A data faz homenagem pela passagem de ano de assassinato dos dirigentes do MST, Onalício Araújo Barros (Fusquinha) e Valentim Serra (Doutor). Eles foram tocaiados por fazendeiros no município de Parauapebas, na fazenda Goiás II.  Como outros crimes contra trabalhadores, permanece impune. 


Parte do território acomoda o IFPA. No antigo grilo, além de hospedar um cemitério clandestino com ossadas de desafetos e camponeses, registrou trabalho escravo e crimes ambientais. Ressignificar tal espaço como um território de educação para filhas e filhos de camponeses, indígenas e quilombolas é de uma força simbólica contagiante.
Foto: Campus IFPA Rural de Marabá-PA/internet

Mas, a força do capital também se faz representar na Unifesspa a partir do Campus II de Marabá, dedicado a engenharias e Geologia. Nele, construído com o apoio da mineradora Vale, predomina a agenda da empresa.

Nesta mesma toada do universo simbólico do Campus Rural do IFPA, o mesmo estado que ordenou a execução dos camponeses em Eldorado do Carajás, reconheceu no dia 22 de maio deste ano, a partir da Lei de nº8.856, o espaço da Curva do S como patrimônio histórico e cultural. Formalmente o projeto foi encaminhado pelo deputado estadual Dirceu Ten Caten (PT). 

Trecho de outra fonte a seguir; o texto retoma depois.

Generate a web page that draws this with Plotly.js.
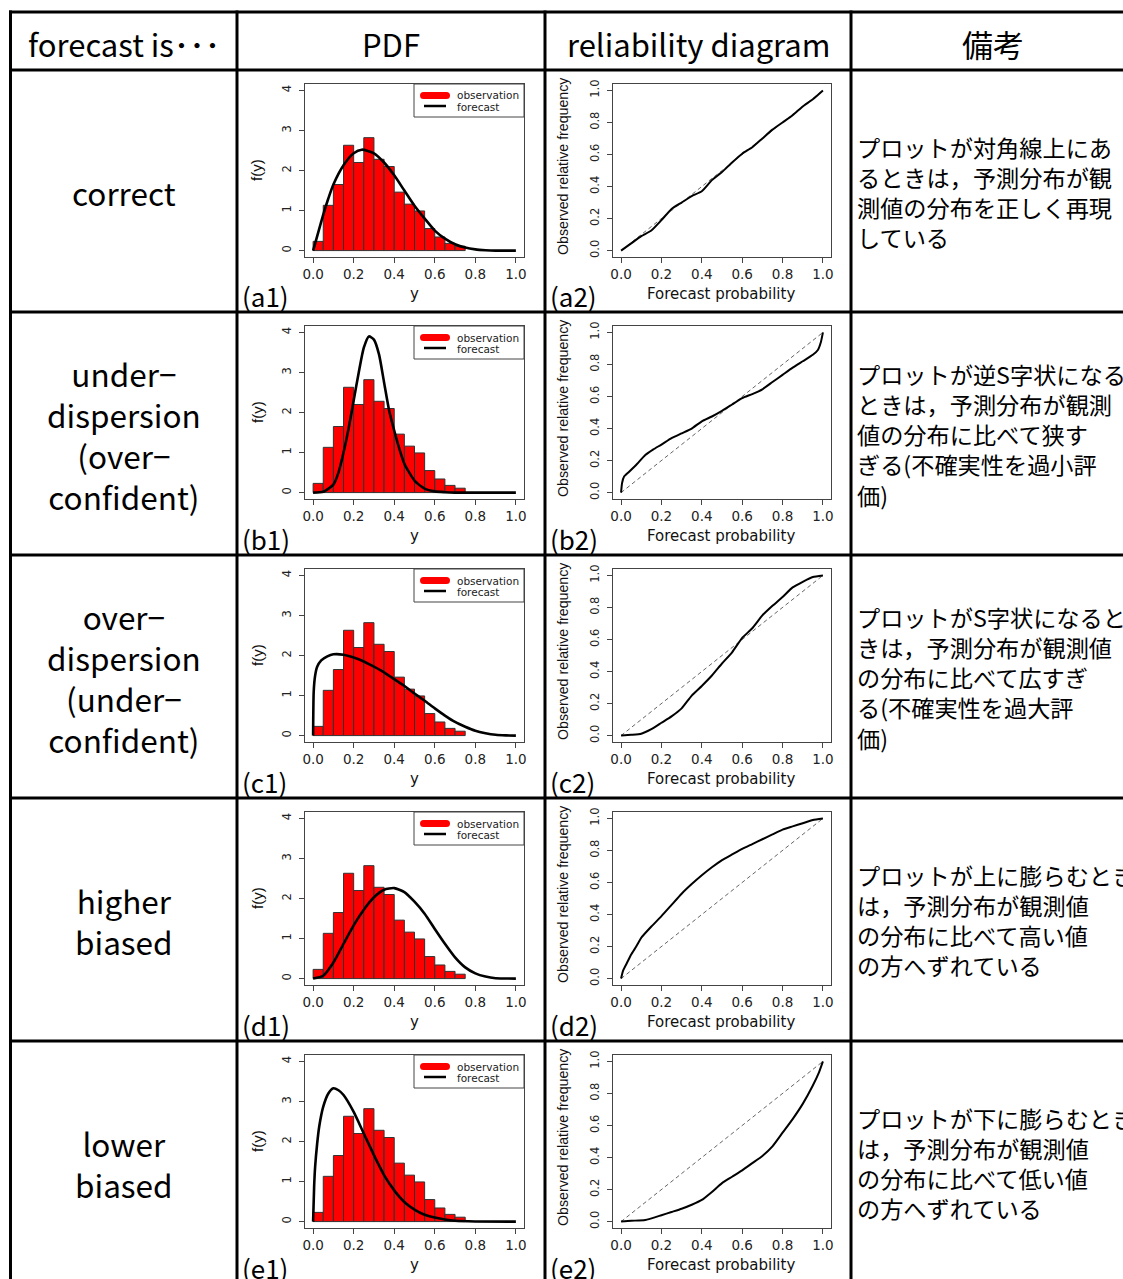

O mesmo será destinado a manifestações artísticas e culturais, e assim visa preservar a memória para que novos crimes do mesmo calibre não venham a se repetir. Ironia da vida, o filho de Jader Barbalho, o hoje governador Elder, assina o documento. Veja AQUI

A medida ocorre num contexto marcado pelo avanço dos setores conservadores do país, onde possui certa hegemonia o agrário e o militar – bancada da bala-, que buscam  revisar ou extinguir  o código do desarmamento, normas jurídicas que em certa medida consagraram os direitos das populações originárias, em particular os territórios de indígenas e quilombolas.

Ayala Lindaberth, uma jovem educadora negra e filha de imigrantes, veterana militante do MST, sobre o reconhecimento do estado sobre a Curva do S como espaço para educação e a cultura, avalia que “Já estamos há algum tempo na construção desse reconhecimento da Curva do S como espaço sagrado dos camponeses/as na luta pela terra e pela reforma agrária em um estado e região tão marcados pela violência e pela negação dos direitos humanos, a ter vida feliz e digna”.

A dirigente acredita que os atos políticos, culturais e religiosos que realizam a cada mês de abril na Curva do S se inscrevem no propósito em manter viva e presente a memória dos que tombaram pelo sonho da liberdade da terra e da reforma agrária. “Neste sentido, vejo que o reconhecimento dado pelo estado do Pará é um marco importante, e que será inscrito  no capítulo da  história de 23 anos do massacre de Eldorado do Carajás” arremata a sem terra.